Instructions for the task => Take the lines from the top down to and including the one with "CartesianGrid, LabelList, Cell" and repeat them exactly. Omit images.

Dataset excerpt =>
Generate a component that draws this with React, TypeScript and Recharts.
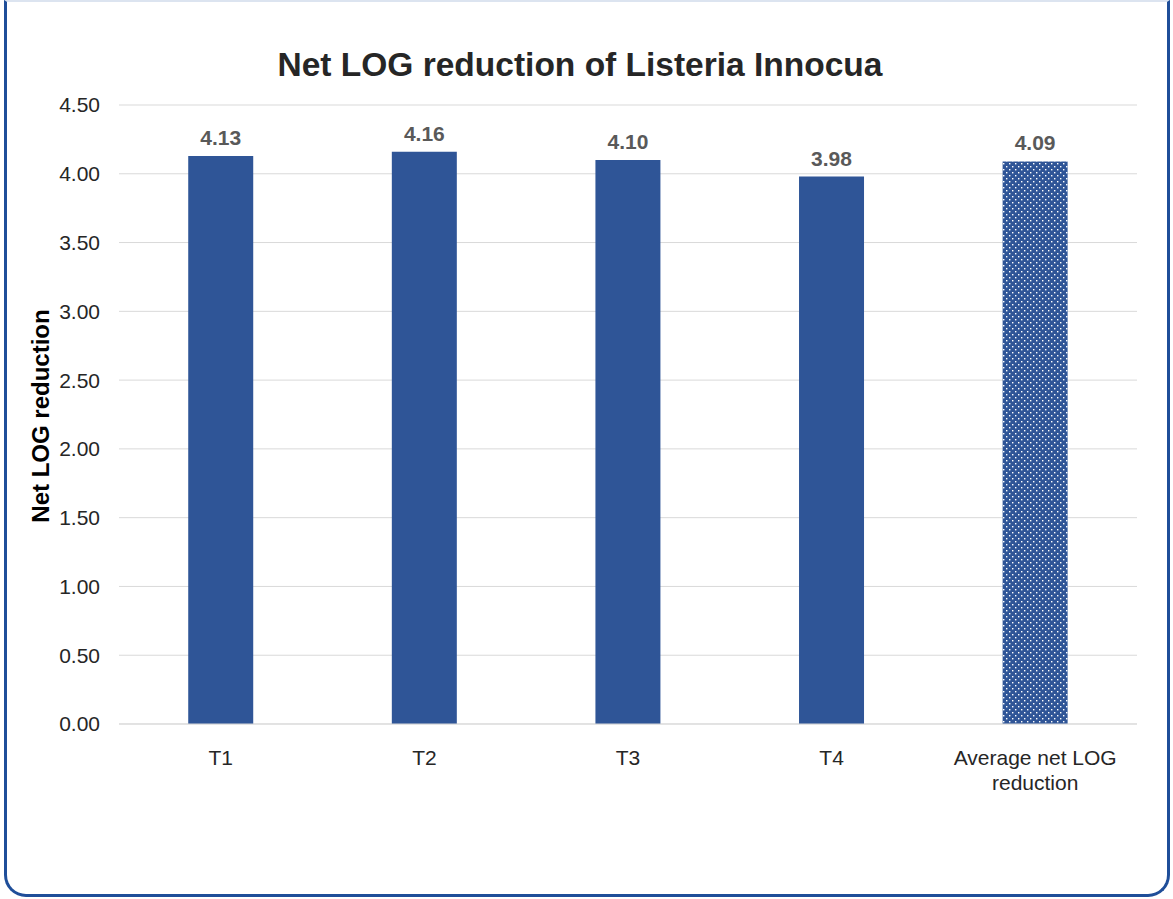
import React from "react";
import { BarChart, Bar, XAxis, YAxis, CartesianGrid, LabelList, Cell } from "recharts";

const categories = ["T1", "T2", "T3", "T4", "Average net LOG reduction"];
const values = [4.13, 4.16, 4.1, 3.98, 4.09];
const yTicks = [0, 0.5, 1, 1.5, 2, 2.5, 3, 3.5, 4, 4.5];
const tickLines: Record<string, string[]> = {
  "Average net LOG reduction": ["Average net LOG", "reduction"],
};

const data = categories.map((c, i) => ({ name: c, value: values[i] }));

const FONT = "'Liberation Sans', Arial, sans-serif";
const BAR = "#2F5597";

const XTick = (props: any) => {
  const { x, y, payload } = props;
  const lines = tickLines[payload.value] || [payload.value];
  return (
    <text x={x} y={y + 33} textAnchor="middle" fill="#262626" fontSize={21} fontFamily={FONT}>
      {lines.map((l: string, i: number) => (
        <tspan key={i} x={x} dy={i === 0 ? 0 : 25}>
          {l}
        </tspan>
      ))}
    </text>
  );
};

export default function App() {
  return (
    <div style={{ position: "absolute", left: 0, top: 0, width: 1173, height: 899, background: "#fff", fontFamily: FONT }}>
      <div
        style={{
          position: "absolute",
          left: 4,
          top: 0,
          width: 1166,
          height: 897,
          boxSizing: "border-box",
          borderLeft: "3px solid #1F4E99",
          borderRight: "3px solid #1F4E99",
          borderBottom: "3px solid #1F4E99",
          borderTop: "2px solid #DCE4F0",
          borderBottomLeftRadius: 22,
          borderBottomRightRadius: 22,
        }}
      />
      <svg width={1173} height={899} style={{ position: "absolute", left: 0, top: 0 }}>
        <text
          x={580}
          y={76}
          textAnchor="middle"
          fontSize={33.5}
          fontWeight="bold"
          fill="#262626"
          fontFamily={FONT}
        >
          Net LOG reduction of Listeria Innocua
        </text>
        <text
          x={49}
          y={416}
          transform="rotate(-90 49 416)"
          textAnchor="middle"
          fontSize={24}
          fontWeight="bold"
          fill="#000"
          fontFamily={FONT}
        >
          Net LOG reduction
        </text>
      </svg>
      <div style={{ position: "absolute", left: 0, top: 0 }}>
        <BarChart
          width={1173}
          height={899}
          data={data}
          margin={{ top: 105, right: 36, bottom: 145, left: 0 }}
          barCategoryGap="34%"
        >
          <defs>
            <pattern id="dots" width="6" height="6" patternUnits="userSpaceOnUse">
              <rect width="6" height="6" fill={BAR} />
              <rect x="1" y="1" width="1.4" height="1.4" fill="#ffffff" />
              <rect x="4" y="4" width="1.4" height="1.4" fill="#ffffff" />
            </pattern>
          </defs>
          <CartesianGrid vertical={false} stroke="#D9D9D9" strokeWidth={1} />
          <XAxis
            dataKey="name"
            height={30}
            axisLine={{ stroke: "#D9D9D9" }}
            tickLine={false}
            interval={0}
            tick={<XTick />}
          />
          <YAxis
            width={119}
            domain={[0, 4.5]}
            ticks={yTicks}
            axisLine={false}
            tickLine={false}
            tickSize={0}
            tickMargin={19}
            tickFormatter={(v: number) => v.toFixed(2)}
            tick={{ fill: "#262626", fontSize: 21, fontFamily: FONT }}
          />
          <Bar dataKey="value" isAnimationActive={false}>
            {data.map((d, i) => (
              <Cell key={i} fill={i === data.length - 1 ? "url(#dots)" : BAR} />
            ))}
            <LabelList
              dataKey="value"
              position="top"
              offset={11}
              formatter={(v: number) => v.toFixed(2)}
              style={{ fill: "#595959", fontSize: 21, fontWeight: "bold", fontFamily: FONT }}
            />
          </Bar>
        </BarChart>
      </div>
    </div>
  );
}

Answer for this exercise =>
Generate a component that draws this with React, TypeScript and Recharts.
import React from "react";
import { BarChart, Bar, XAxis, YAxis, CartesianGrid, LabelList, Cell } from "recharts";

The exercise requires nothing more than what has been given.